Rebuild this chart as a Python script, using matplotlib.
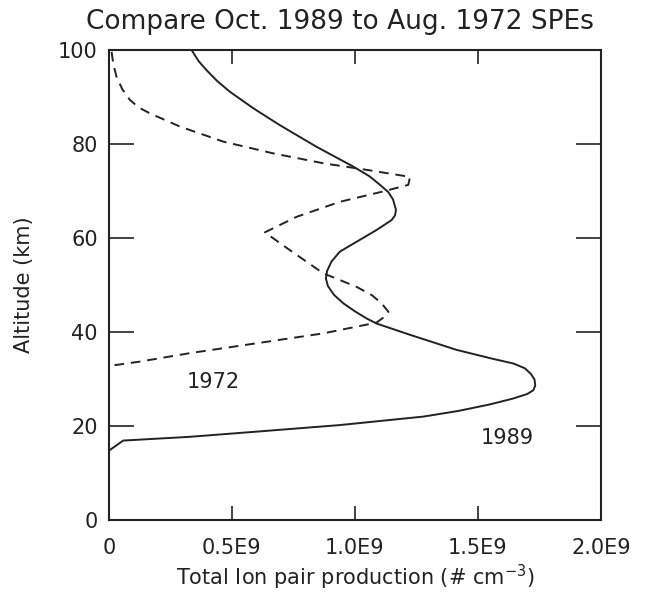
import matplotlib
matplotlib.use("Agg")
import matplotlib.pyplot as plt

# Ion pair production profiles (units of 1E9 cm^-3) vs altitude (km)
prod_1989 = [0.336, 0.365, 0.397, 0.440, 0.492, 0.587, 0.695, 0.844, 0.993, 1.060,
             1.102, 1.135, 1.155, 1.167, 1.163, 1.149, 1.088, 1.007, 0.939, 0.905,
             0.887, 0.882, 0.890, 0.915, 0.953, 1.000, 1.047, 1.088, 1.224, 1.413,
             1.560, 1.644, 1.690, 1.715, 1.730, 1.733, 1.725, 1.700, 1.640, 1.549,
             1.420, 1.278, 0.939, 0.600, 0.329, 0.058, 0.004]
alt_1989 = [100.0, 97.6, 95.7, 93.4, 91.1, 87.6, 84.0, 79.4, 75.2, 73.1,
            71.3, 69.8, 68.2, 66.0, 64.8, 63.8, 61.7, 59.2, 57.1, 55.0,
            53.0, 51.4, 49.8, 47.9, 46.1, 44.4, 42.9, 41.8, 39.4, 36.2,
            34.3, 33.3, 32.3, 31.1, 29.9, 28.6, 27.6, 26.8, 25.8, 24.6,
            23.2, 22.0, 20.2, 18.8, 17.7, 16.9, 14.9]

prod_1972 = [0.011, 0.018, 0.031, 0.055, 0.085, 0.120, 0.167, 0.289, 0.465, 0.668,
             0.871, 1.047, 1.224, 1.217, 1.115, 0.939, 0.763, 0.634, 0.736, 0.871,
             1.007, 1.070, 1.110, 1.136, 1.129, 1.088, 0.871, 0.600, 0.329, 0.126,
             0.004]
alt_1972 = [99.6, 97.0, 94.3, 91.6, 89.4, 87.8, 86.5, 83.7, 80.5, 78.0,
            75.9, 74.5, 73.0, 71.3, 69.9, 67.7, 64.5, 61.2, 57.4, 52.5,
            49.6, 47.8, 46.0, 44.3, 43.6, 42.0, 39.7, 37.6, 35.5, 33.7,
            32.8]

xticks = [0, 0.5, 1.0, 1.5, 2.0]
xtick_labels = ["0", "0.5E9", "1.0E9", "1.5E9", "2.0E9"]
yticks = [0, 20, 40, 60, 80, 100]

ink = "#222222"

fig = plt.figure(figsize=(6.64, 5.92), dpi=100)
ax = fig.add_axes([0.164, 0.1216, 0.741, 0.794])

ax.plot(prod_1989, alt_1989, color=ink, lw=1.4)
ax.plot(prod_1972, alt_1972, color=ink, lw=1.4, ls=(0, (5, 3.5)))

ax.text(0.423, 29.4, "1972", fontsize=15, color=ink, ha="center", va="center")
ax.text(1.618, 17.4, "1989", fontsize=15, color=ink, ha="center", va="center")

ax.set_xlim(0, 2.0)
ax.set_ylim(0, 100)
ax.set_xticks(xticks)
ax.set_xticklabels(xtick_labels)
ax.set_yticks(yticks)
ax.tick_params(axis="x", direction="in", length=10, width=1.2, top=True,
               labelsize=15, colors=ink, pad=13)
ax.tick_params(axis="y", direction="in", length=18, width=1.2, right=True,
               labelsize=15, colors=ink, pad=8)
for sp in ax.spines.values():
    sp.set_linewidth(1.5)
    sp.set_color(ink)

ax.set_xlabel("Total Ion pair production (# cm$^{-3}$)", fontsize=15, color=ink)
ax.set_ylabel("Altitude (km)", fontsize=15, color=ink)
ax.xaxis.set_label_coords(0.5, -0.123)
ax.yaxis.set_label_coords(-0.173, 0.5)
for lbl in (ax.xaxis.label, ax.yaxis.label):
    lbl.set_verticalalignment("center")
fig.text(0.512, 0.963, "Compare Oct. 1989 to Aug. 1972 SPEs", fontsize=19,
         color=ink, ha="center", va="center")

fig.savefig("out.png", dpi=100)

════════

Tally how many lines of the data include the word "matplotlib". Write the number and nothing else.

4